Leaving Islam




The Probable Source of Muhammad's Views of Jesus

Michael Fortner

This article will explore the likely source for Muhammad's belief that Jesus was not crucified on the cross, but someone else.

[4.157] And their saying: Surely we have killed the Messiah, Isa son of Marium, the apostle of Allah; and they did not kill him nor did they crucify him, but it appeared to them so (like Isa) and most surely those who differ therein are only in a doubt about it; they have no knowledge respecting it, but only follow a conjecture, and they killed him not for sure.

Muhammad was a much traveled merchant who encountered many people on his journeys. No doubt he spent many nights discussing religion around a campfire. It is reasonable to assume that his ideas about Christianity came from these campfire discussions.

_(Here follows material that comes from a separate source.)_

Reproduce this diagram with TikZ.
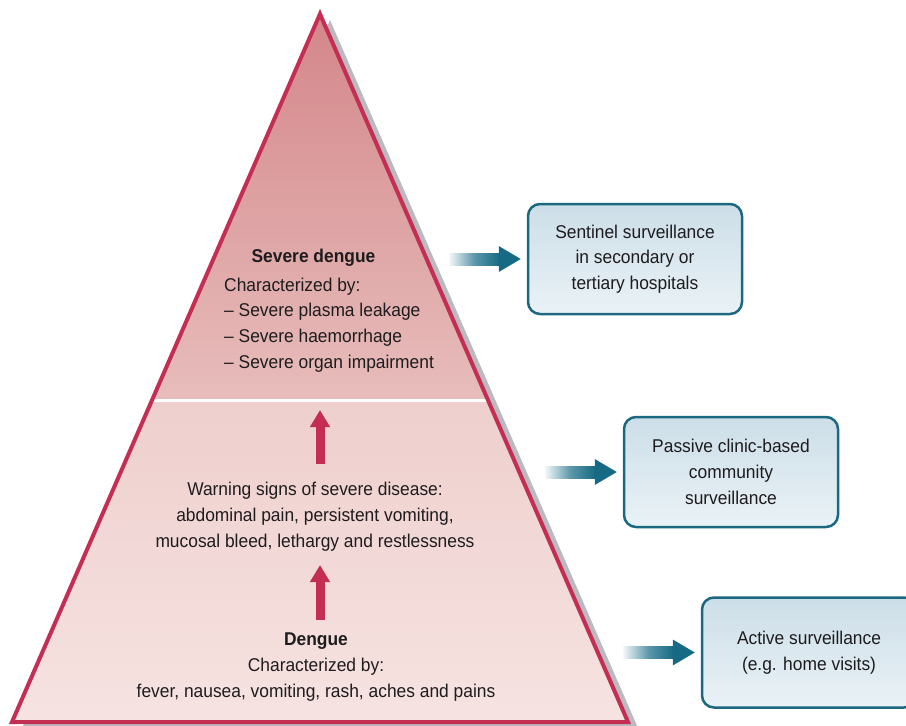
\documentclass[tikz,border=0pt]{standalone}
\usepackage{fontspec}
\setmainfont[FakeStretch=0.94]{Liberation Sans}
\usetikzlibrary{arrows.meta,calc}
\definecolor{pyrtop}{RGB}{212,134,138}
\definecolor{pyrmid}{RGB}{231,189,187}
\definecolor{pyrlow}{RGB}{238,207,205}
\definecolor{pyrbot}{RGB}{246,227,225}
\definecolor{crimson}{RGB}{196,46,82}
\definecolor{shadowgray}{RGB}{186,186,192}
\definecolor{boxtop}{RGB}{204,222,232}
\definecolor{boxbot}{RGB}{234,242,246}
\definecolor{boxline}{RGB}{28,104,128}
\definecolor{flowteal}{RGB}{22,106,132}
\definecolor{ink}{RGB}{30,28,30}
\tikzset{
    pyrtext/.style={inner sep=0pt,text=ink,align=center,font=\fontsize{18.5}{25.7}\selectfont},
    survbox/.style={pyrtext,draw=boxline,line width=2.5pt,rounded corners=12pt,top color=boxtop,bottom color=boxbot,minimum width=214pt,minimum height=110pt},
    uparrow/.style={crimson,line width=9pt,-{Triangle[length=17pt,width=19pt]}}
}
\begin{document}
\begin{tikzpicture}[x=1pt,y=-1pt]
        \useasboundingbox(0,0)rectangle(906,726);
        % pyramid
        \fill[shadowgray](330,20)--(22,728)--(638,728)--cycle;
        \fill[top color=pyrtop,bottom color=pyrmid](320,14)--(152,400)--(488,400)--cycle;
        \fill[top color=pyrlow,bottom color=pyrbot](152,400)--(488,400)--(628,722)--(12,722)--cycle;
        \draw[white,line width=3pt](152,400)--(488,400);
        \draw[crimson,line width=4pt](320,14)--(12,722)--(628,722)--cycle;

        \node[pyrtext,anchor=base](sevtitle)at(313.5,262){\textbf{Severe dengue}};
        \node[pyrtext,anchor=north west,align=left](sevlist)at(224,277.5){Characterized by:\\– Severe plasma leakage\\– Severe haemorrhage\\– Severe organ impairment};
        \node[pyrtext,anchor=north](warning)at(315,482){Warning signs of severe disease:\\abdominal pain, persistent vomiting,\\mucosal bleed, lethargy and restlessness};
        \node[pyrtext,anchor=north](dengue)at(316,633){\textbf{Dengue}\\Characterized by:\\fever, nausea, vomiting, rash, aches and pains};

        \coordinate(up1)at(320,464);
        \coordinate(up1tip)at(320,410);
        \coordinate(up2)at(320,620);
        \coordinate(up2tip)at(320,565);
        \draw[uparrow](up1)--(up1tip);
        \draw[uparrow](up2)--(up2tip);

        % surveillance boxes
        \node[survbox](sentinel)at(635,259){Sentinel surveillance\\in secondary or\\tertiary hospitals};
        \node[survbox](passive)at(731,472){Passive clinic-based\\community\\surveillance};
        \node[survbox](active)at(809,652.5){Active surveillance\\(e.g. home visits)};
        \foreach \bx in {sentinel,passive,active}
            {
                \fill[left color=flowteal!4,right color=flowteal,middle color=flowteal!70]($(\bx.west)+(-78,-6)$)rectangle($(\bx.west)+(-27,6)$);
                \fill[flowteal]($(\bx.west)+(-28,-13)$)--($(\bx.west)+(-6,0)$)--($(\bx.west)+(-28,13)$)--cycle;
            }
    \end{tikzpicture}
\end{document}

Orthodox Catholic Christianity became the official religion of the Roman Empire in the 4th century, and outlawed all other forms of Christianity. They then attempted to destroy the writings of these divergent groups, but we now know that they were not completely successful.

In 1945 numerous Gnostic books were discovered in the desert of Egypt near a place called Nag Hammadi. Among these Gnostic works was a book that is called the Coptic Apocalypse of Peter (there is more than one Apocalypse of Peter). This book talks about how the real Jesus was not crucified on the cross, but only his physical appearance, while the real Jesus of pure spirit was looking on and laughing.

When he had said those things, I saw him apparently being seized by them. And I said, "What am I seeing, O Lord? Is it you yourself whom they take? And are you holding on to me? Who is this one above the cross, who is glad and laughing? And is it another person whose feet and hands they are hammering?" ... But he who stands near him is the living Savior, the primal part in him whom they seized.... the suffering one must remain, since the body is the substitute. (Lost Scriptures, by Bart Ehrman. Oxford Universtiy Press, 2003; pages 80, 81)

In spite of the Church's best efforts, the Gnostic books remained in limited circulation. Perhaps some Gnostics fled from the persecution of the Church into the Arabian desert where Muhammad encountered them.

As Muhammad sat listening to this book being read, he may have been even more intrigued by other statements contained in the Coptic Apocalypse of Peter. This book states that a false church will arise for a period of time, after which the truth will be made known again, and that this truth will be given to a people "of another race, who are not of this age" (Ibid, page 81). Did Muhammad see himself as the one who would tell the truth about Jesus, he and the Arab people being of different race and a different age?

Was the Gnostic Apocalypse of Peter the seed that eventually sprouted into the religion of Islam? It certainly could have been.